* REQUIRED TASK
Repeat the material verbatim. Images are excluded from the copy.

* MATERIAL PROVIDED
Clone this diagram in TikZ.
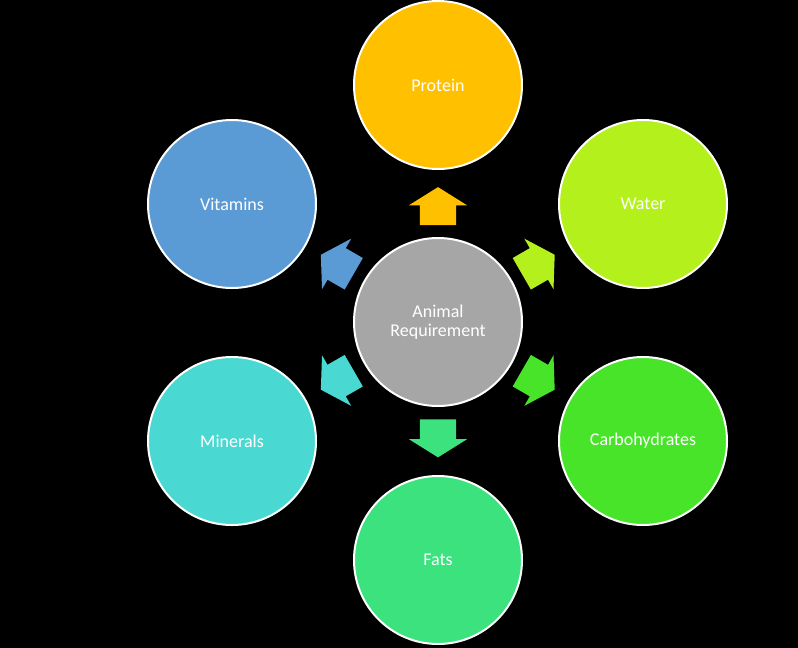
\documentclass[tikz,border=0pt]{standalone}
\usepackage{fontspec}
\setmainfont{Carlito}
\usetikzlibrary{shapes.arrows,calc}
\definecolor{cProtein}{HTML}{FFC000}
\definecolor{cWater}{HTML}{B4F01C}
\definecolor{cCarb}{HTML}{47E42A}
\definecolor{cFats}{HTML}{3BE27E}
\definecolor{cMin}{HTML}{49D9D2}
\definecolor{cVit}{HTML}{5B9BD5}
\definecolor{cCenter}{HTML}{A6A6A6}
\tikzset{
  bubble/.style={circle, draw=white, line width=2pt, minimum size=168pt, inner sep=0pt,
    text=white, font=\fontsize{18}{21}\selectfont, align=center},
  blockarrow/.style={single arrow, draw=none, minimum height=38pt,
    single arrow head extend=11pt, single arrow tip angle=116, inner sep=0pt}
}
\newcommand{\shaftbox}{\rule{0pt}{36pt}}
\begin{document}
\begin{tikzpicture}[x=1pt,y=-1pt]
\fill[black] (0,0) rectangle (798,648);
\useasboundingbox (0,0) rectangle (798,648);
\node[bubble, fill=cCenter] (c) at (438,322) {Animal\\[-2pt]Requirement};
\node[bubble, fill=cProtein] (p) at (438,85) {Protein};
\node[bubble, fill=cWater] (w) at (643,204) {Water};
\node[bubble, fill=cCarb] (cb) at (643,441) {Carbohydrates};
\node[bubble, fill=cFats] (f) at (438,560) {Fats};
\node[bubble, fill=cMin] (m) at (232,441) {Minerals};
\node[bubble, fill=cVit] (v) at (232,204) {Vitamins};
\node[blockarrow, fill=cProtein, rotate=90] (ap) at ($(c)!0.465!(p)$) {\shaftbox};
\node[blockarrow, fill=cWater, rotate=30] (aw) at ($(c)!0.465!(w)$) {\shaftbox};
\node[blockarrow, fill=cCarb, rotate=-30] (acb) at ($(c)!0.465!(cb)$) {\shaftbox};
\node[blockarrow, fill=cFats, rotate=-90] (af) at ($(c)!0.465!(f)$) {\shaftbox};
\node[blockarrow, fill=cMin, rotate=-150] (am) at ($(c)!0.465!(m)$) {\shaftbox};
\node[blockarrow, fill=cVit, rotate=150] (av) at ($(c)!0.465!(v)$) {\shaftbox};
\end{tikzpicture}
\end{document}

* COMPLETED EXERCISE
Clone this diagram in TikZ.
\documentclass[tikz,border=0pt]{standalone}
\usepackage{fontspec}
\setmainfont{Carlito}
\usetikzlibrary{shapes.arrows,calc}
\definecolor{cProtein}{HTML}{FFC000}
\definecolor{cWater}{HTML}{B4F01C}
\definecolor{cCarb}{HTML}{47E42A}
\definecolor{cFats}{HTML}{3BE27E}
\definecolor{cMin}{HTML}{49D9D2}
\definecolor{cVit}{HTML}{5B9BD5}
\definecolor{cCenter}{HTML}{A6A6A6}
\tikzset{
  bubble/.style={circle, draw=white, line width=2pt, minimum size=168pt, inner sep=0pt,
    text=white, font=\fontsize{18}{21}\selectfont, align=center},
  blockarrow/.style={single arrow, draw=none, minimum height=38pt,
    single arrow head extend=11pt, single arrow tip angle=116, inner sep=0pt}
}
\newcommand{\shaftbox}{\rule{0pt}{36pt}}
\begin{document}
\begin{tikzpicture}[x=1pt,y=-1pt]
\fill[black] (0,0) rectangle (798,648);
\useasboundingbox (0,0) rectangle (798,648);
\node[bubble, fill=cCenter] (c) at (438,322) {Animal\\[-2pt]Requirement};
\node[bubble, fill=cProtein] (p) at (438,85) {Protein};
\node[bubble, fill=cWater] (w) at (643,204) {Water};
\node[bubble, fill=cCarb] (cb) at (643,441) {Carbohydrates};
\node[bubble, fill=cFats] (f) at (438,560) {Fats};
\node[bubble, fill=cMin] (m) at (232,441) {Minerals};
\node[bubble, fill=cVit] (v) at (232,204) {Vitamins};
\node[blockarrow, fill=cProtein, rotate=90] (ap) at ($(c)!0.465!(p)$) {\shaftbox};
\node[blockarrow, fill=cWater, rotate=30] (aw) at ($(c)!0.465!(w)$) {\shaftbox};
\node[blockarrow, fill=cCarb, rotate=-30] (acb) at ($(c)!0.465!(cb)$) {\shaftbox};
\node[blockarrow, fill=cFats, rotate=-90] (af) at ($(c)!0.465!(f)$) {\shaftbox};
\node[blockarrow, fill=cMin, rotate=-150] (am) at ($(c)!0.465!(m)$) {\shaftbox};
\node[blockarrow, fill=cVit, rotate=150] (av) at ($(c)!0.465!(v)$) {\shaftbox};
\end{tikzpicture}
\end{document}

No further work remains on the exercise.